Material

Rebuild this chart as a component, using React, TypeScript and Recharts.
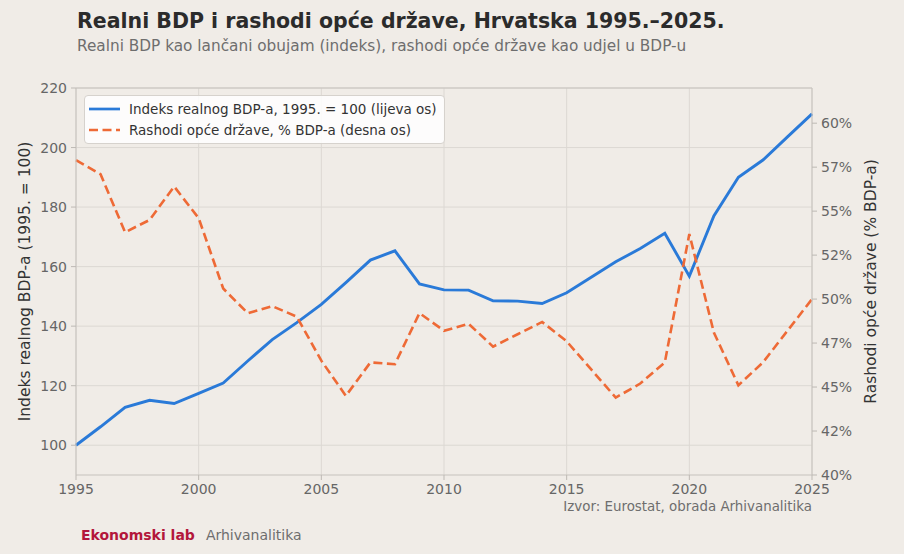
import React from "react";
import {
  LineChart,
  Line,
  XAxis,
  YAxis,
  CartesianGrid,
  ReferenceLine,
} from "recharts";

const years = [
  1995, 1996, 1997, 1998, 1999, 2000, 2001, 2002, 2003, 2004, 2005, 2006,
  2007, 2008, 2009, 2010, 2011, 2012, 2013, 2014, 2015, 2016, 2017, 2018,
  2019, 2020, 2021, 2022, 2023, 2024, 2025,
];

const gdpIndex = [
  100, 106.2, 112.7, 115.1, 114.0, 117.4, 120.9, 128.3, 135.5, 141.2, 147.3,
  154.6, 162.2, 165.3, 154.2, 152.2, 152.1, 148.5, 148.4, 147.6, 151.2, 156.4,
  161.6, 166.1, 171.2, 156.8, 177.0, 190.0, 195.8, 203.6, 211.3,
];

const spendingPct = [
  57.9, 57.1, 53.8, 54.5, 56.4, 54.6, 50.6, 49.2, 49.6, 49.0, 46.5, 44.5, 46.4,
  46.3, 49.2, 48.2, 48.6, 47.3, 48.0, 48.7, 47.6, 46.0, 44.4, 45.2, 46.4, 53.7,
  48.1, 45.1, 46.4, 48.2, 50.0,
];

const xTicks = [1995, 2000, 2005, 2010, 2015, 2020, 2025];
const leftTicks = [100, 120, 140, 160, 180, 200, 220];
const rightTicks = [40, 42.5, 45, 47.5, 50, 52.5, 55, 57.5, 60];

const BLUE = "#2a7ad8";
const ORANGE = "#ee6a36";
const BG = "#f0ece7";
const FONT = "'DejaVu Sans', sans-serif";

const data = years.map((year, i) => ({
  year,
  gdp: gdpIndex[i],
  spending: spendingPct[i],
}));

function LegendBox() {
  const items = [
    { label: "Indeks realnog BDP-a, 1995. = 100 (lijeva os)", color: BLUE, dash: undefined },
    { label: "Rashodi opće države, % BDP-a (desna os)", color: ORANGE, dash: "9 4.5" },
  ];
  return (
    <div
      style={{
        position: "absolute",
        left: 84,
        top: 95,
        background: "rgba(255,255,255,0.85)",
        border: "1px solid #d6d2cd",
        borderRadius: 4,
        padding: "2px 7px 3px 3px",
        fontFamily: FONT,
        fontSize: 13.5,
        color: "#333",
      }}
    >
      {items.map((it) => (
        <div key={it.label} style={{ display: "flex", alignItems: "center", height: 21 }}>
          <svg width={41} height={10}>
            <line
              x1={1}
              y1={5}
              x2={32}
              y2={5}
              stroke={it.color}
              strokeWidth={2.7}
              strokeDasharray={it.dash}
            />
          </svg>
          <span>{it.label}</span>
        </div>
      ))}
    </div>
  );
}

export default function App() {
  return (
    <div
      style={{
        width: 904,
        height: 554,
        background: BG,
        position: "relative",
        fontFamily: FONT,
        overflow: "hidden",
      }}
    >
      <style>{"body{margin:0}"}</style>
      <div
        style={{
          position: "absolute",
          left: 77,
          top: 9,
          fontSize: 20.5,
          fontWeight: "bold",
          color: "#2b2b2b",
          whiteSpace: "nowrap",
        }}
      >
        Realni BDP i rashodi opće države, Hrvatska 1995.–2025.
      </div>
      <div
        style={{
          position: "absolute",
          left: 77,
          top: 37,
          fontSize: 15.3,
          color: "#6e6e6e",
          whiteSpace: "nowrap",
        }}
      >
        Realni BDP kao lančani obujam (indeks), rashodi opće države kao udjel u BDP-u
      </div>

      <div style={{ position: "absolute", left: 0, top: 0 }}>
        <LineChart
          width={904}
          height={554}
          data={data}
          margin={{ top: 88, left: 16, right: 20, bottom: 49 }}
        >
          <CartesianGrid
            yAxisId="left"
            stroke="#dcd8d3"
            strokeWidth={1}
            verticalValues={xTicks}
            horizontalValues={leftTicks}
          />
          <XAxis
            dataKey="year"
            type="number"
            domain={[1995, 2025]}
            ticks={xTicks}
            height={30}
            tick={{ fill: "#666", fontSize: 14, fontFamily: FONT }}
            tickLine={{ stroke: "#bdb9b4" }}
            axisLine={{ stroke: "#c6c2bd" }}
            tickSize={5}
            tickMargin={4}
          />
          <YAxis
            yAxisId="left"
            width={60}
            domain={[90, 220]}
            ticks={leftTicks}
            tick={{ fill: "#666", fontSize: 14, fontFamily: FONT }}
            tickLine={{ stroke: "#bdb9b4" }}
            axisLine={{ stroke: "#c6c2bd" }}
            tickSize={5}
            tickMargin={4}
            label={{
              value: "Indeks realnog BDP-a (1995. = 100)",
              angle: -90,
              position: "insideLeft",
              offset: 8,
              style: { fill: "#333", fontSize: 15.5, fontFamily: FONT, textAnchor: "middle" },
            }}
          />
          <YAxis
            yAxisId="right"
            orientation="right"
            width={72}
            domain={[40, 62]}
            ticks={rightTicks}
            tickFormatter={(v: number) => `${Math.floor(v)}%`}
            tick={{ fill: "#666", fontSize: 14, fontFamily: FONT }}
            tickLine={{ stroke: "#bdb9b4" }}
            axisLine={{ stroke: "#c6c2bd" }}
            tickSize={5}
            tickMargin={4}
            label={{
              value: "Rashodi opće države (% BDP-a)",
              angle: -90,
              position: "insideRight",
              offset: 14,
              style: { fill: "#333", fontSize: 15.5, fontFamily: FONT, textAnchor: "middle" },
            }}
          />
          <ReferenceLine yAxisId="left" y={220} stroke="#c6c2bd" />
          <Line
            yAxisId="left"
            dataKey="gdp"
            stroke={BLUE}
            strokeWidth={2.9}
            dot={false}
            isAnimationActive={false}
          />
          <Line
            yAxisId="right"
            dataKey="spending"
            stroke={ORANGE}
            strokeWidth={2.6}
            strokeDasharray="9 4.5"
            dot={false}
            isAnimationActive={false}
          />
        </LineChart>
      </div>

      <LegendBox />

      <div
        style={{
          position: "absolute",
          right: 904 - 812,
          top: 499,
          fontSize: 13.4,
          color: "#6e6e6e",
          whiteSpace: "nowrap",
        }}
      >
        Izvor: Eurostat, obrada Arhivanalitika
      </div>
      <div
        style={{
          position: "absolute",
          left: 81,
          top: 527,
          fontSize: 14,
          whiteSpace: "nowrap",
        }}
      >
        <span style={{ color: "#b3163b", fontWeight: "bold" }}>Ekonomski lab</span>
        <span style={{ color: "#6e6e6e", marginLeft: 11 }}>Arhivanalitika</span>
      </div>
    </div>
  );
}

To be done
Print the complete listing exactly, apart from any pictures.

Worked answer
Rebuild this chart as a component, using React, TypeScript and Recharts.
import React from "react";
import {
  LineChart,
  Line,
  XAxis,
  YAxis,
  CartesianGrid,
  ReferenceLine,
} from "recharts";

const years = [
  1995, 1996, 1997, 1998, 1999, 2000, 2001, 2002, 2003, 2004, 2005, 2006,
  2007, 2008, 2009, 2010, 2011, 2012, 2013, 2014, 2015, 2016, 2017, 2018,
  2019, 2020, 2021, 2022, 2023, 2024, 2025,
];

const gdpIndex = [
  100, 106.2, 112.7, 115.1, 114.0, 117.4, 120.9, 128.3, 135.5, 141.2, 147.3,
  154.6, 162.2, 165.3, 154.2, 152.2, 152.1, 148.5, 148.4, 147.6, 151.2, 156.4,
  161.6, 166.1, 171.2, 156.8, 177.0, 190.0, 195.8, 203.6, 211.3,
];

const spendingPct = [
  57.9, 57.1, 53.8, 54.5, 56.4, 54.6, 50.6, 49.2, 49.6, 49.0, 46.5, 44.5, 46.4,
  46.3, 49.2, 48.2, 48.6, 47.3, 48.0, 48.7, 47.6, 46.0, 44.4, 45.2, 46.4, 53.7,
  48.1, 45.1, 46.4, 48.2, 50.0,
];

const xTicks = [1995, 2000, 2005, 2010, 2015, 2020, 2025];
const leftTicks = [100, 120, 140, 160, 180, 200, 220];
const rightTicks = [40, 42.5, 45, 47.5, 50, 52.5, 55, 57.5, 60];

const BLUE = "#2a7ad8";
const ORANGE = "#ee6a36";
const BG = "#f0ece7";
const FONT = "'DejaVu Sans', sans-serif";

const data = years.map((year, i) => ({
  year,
  gdp: gdpIndex[i],
  spending: spendingPct[i],
}));

function LegendBox() {
  const items = [
    { label: "Indeks realnog BDP-a, 1995. = 100 (lijeva os)", color: BLUE, dash: undefined },
    { label: "Rashodi opće države, % BDP-a (desna os)", color: ORANGE, dash: "9 4.5" },
  ];
  return (
    <div
      style={{
        position: "absolute",
        left: 84,
        top: 95,
        background: "rgba(255,255,255,0.85)",
        border: "1px solid #d6d2cd",
        borderRadius: 4,
        padding: "2px 7px 3px 3px",
        fontFamily: FONT,
        fontSize: 13.5,
        color: "#333",
      }}
    >
      {items.map((it) => (
        <div key={it.label} style={{ display: "flex", alignItems: "center", height: 21 }}>
          <svg width={41} height={10}>
            <line
              x1={1}
              y1={5}
              x2={32}
              y2={5}
              stroke={it.color}
              strokeWidth={2.7}
              strokeDasharray={it.dash}
            />
          </svg>
          <span>{it.label}</span>
        </div>
      ))}
    </div>
  );
}

export default function App() {
  return (
    <div
      style={{
        width: 904,
        height: 554,
        background: BG,
        position: "relative",
        fontFamily: FONT,
        overflow: "hidden",
      }}
    >
      <style>{"body{margin:0}"}</style>
      <div
        style={{
          position: "absolute",
          left: 77,
          top: 9,
          fontSize: 20.5,
          fontWeight: "bold",
          color: "#2b2b2b",
          whiteSpace: "nowrap",
        }}
      >
        Realni BDP i rashodi opće države, Hrvatska 1995.–2025.
      </div>
      <div
        style={{
          position: "absolute",
          left: 77,
          top: 37,
          fontSize: 15.3,
          color: "#6e6e6e",
          whiteSpace: "nowrap",
        }}
      >
        Realni BDP kao lančani obujam (indeks), rashodi opće države kao udjel u BDP-u
      </div>

      <div style={{ position: "absolute", left: 0, top: 0 }}>
        <LineChart
          width={904}
          height={554}
          data={data}
          margin={{ top: 88, left: 16, right: 20, bottom: 49 }}
        >
          <CartesianGrid
            yAxisId="left"
            stroke="#dcd8d3"
            strokeWidth={1}
            verticalValues={xTicks}
            horizontalValues={leftTicks}
          />
          <XAxis
            dataKey="year"
            type="number"
            domain={[1995, 2025]}
            ticks={xTicks}
            height={30}
            tick={{ fill: "#666", fontSize: 14, fontFamily: FONT }}
            tickLine={{ stroke: "#bdb9b4" }}
            axisLine={{ stroke: "#c6c2bd" }}
            tickSize={5}
            tickMargin={4}
          />
          <YAxis
            yAxisId="left"
            width={60}
            domain={[90, 220]}
            ticks={leftTicks}
            tick={{ fill: "#666", fontSize: 14, fontFamily: FONT }}
            tickLine={{ stroke: "#bdb9b4" }}
            axisLine={{ stroke: "#c6c2bd" }}
            tickSize={5}
            tickMargin={4}
            label={{
              value: "Indeks realnog BDP-a (1995. = 100)",
              angle: -90,
              position: "insideLeft",
              offset: 8,
              style: { fill: "#333", fontSize: 15.5, fontFamily: FONT, textAnchor: "middle" },
            }}
          />
          <YAxis
            yAxisId="right"
            orientation="right"
            width={72}
            domain={[40, 62]}
            ticks={rightTicks}
            tickFormatter={(v: number) => `${Math.floor(v)}%`}
            tick={{ fill: "#666", fontSize: 14, fontFamily: FONT }}
            tickLine={{ stroke: "#bdb9b4" }}
            axisLine={{ stroke: "#c6c2bd" }}
            tickSize={5}
            tickMargin={4}
            label={{
              value: "Rashodi opće države (% BDP-a)",
              angle: -90,
              position: "insideRight",
              offset: 14,
              style: { fill: "#333", fontSize: 15.5, fontFamily: FONT, textAnchor: "middle" },
            }}
          />
          <ReferenceLine yAxisId="left" y={220} stroke="#c6c2bd" />
          <Line
            yAxisId="left"
            dataKey="gdp"
            stroke={BLUE}
            strokeWidth={2.9}
            dot={false}
            isAnimationActive={false}
          />
          <Line
            yAxisId="right"
            dataKey="spending"
            stroke={ORANGE}
            strokeWidth={2.6}
            strokeDasharray="9 4.5"
            dot={false}
            isAnimationActive={false}
          />
        </LineChart>
      </div>

      <LegendBox />

      <div
        style={{
          position: "absolute",
          right: 904 - 812,
          top: 499,
          fontSize: 13.4,
          color: "#6e6e6e",
          whiteSpace: "nowrap",
        }}
      >
        Izvor: Eurostat, obrada Arhivanalitika
      </div>
      <div
        style={{
          position: "absolute",
          left: 81,
          top: 527,
          fontSize: 14,
          whiteSpace: "nowrap",
        }}
      >
        <span style={{ color: "#b3163b", fontWeight: "bold" }}>Ekonomski lab</span>
        <span style={{ color: "#6e6e6e", marginLeft: 11 }}>Arhivanalitika</span>
      </div>
    </div>
  );
}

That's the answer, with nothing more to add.